Tilt: Managing Your Emotions. Has anyone ever told you, “Why don’t you sleep on it?” or “Take ten deep breaths before you decide” or even “Calm down”? If so, you (like everyone else) have been on tilt. Tilt is a state of distress that causes us to make emotionally charged and irrational decisions. In poker, many talented players go broke because they play poker on tilt. Making decisions in this unproductive emotional state is not confined to the poker table. Tilt is common in corporate environments, in finance and sales, and, of course, in our personal lives as anyone with a teenager can attest. The best poker players in the world devote tremendous time and energy on how to reduce the effect of their emotions on their decision-making process. Annie Duke shares the secrets and strategies the top players employ to avoid emotionally charged decision-making.
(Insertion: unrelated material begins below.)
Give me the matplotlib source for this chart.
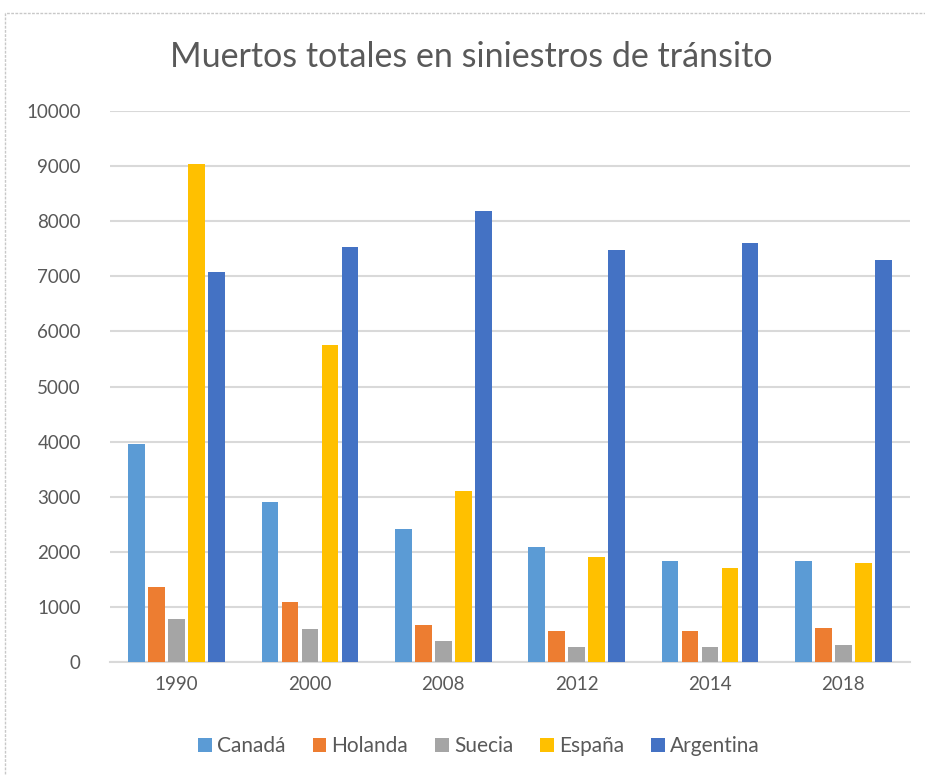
import matplotlib.pyplot as plt
import numpy as np
from matplotlib.patches import Rectangle

years = ['1990', '2000', '2008', '2012', '2014', '2018']
canada = [3950, 2900, 2420, 2090, 1840, 1840]
holanda = [1370, 1080, 680, 560, 560, 610]
suecia = [780, 600, 390, 270, 265, 310]
espana = [9030, 5760, 3110, 1910, 1700, 1800]
argentina = [7070, 7540, 8190, 7470, 7610, 7290]

series = [('Canadá', canada, '#5B9BD5'),
          ('Holanda', holanda, '#ED7D31'),
          ('Suecia', suecia, '#A5A5A5'),
          ('España', espana, '#FFC000'),
          ('Argentina', argentina, '#4472C4')]

plt.rcParams['font.family'] = ['Lato', 'DejaVu Sans']
txt = '#595959'

fig = plt.figure(figsize=(9.25, 7.75), dpi=100)
# chart area border
fig.patches.append(Rectangle((5 / 925, -0.01), 1.0, 1 - 13 / 775 + 0.01,
                             transform=fig.transFigure, fill=False,
                             edgecolor='#C8C8C8', lw=1, ls=(0, (2, 1))))

ax = fig.add_axes([110 / 925, 1 - 662 / 775, 800 / 925, 551 / 775])
x = np.arange(len(years))
step = 0.15
width = 0.125
for i, (name, vals, col) in enumerate(series):
    ax.bar(x + (i - 2) * step, vals, width, color=col, label=name, zorder=3)

ax.set_xlim(-0.5, len(years) - 0.5)
ax.set_ylim(0, 10000)
ax.set_yticks(np.arange(0, 10001, 1000))
ax.set_xticks(x)
ax.set_xticklabels(years)
ax.yaxis.grid(True, color='#D9D9D9', lw=1.5, zorder=0)
for s in ['top', 'right', 'left']:
    ax.spines[s].set_visible(False)
ax.spines['bottom'].set_color('#D9D9D9')
ax.spines['bottom'].set_linewidth(1.5)
ax.tick_params(axis='both', length=0, labelsize=13.5, colors=txt)
ax.tick_params(axis='y', pad=21)
ax.tick_params(axis='x', pad=10)

fig.text(471 / 925, 1 - 57 / 775, 'Muertos totales en siniestros de tránsito',
         ha='center', va='center', fontsize=24.5, color=txt)

ax.legend(loc='center', bbox_to_anchor=(479 / 925, 1 - 746 / 775),
          bbox_transform=fig.transFigure, ncol=5, frameon=False,
          fontsize=15, labelcolor=txt, handlelength=0.65, handleheight=0.65,
          handletextpad=0.25, columnspacing=1.3)

fig.savefig('out.png', dpi=100, facecolor='white')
Taking Care Of Your Future Self: Temporal Discounting & The Sacrifices We Make To Feel Good Now. One of the biggest challenges poker players face is how to maintain a long-term view that maximizes their results over their career when they are making moment-to-moment decisions in highly emotionally charged situations. One of the biggest obstacles to success as a player is not talent as most might suspect. It is the ability to balance the future against the present moment, to avoid making decisions that might feel good in the moment but will be costly to your future self. This is the same problem we all face in making decisions on just about anything—retirement savings, dieting, portfolio management, and procrastination, to name a few. Annie Duke shows how temporal discounting, discounting the future in favor of feeling good in the present, hurts our overall productivity both in a corporate environment and as individuals. She discusses how this irrational weighting of the present interacts with other cognitive biases to prevent learning, to create emotionally charged decision-making, to cost us wealth and to prevent us from realizing our long-term goals. She offers concrete solutions in the form of both cultural and individual supports for making the kinds of decisions in the moment that more rationally take into account our future selves.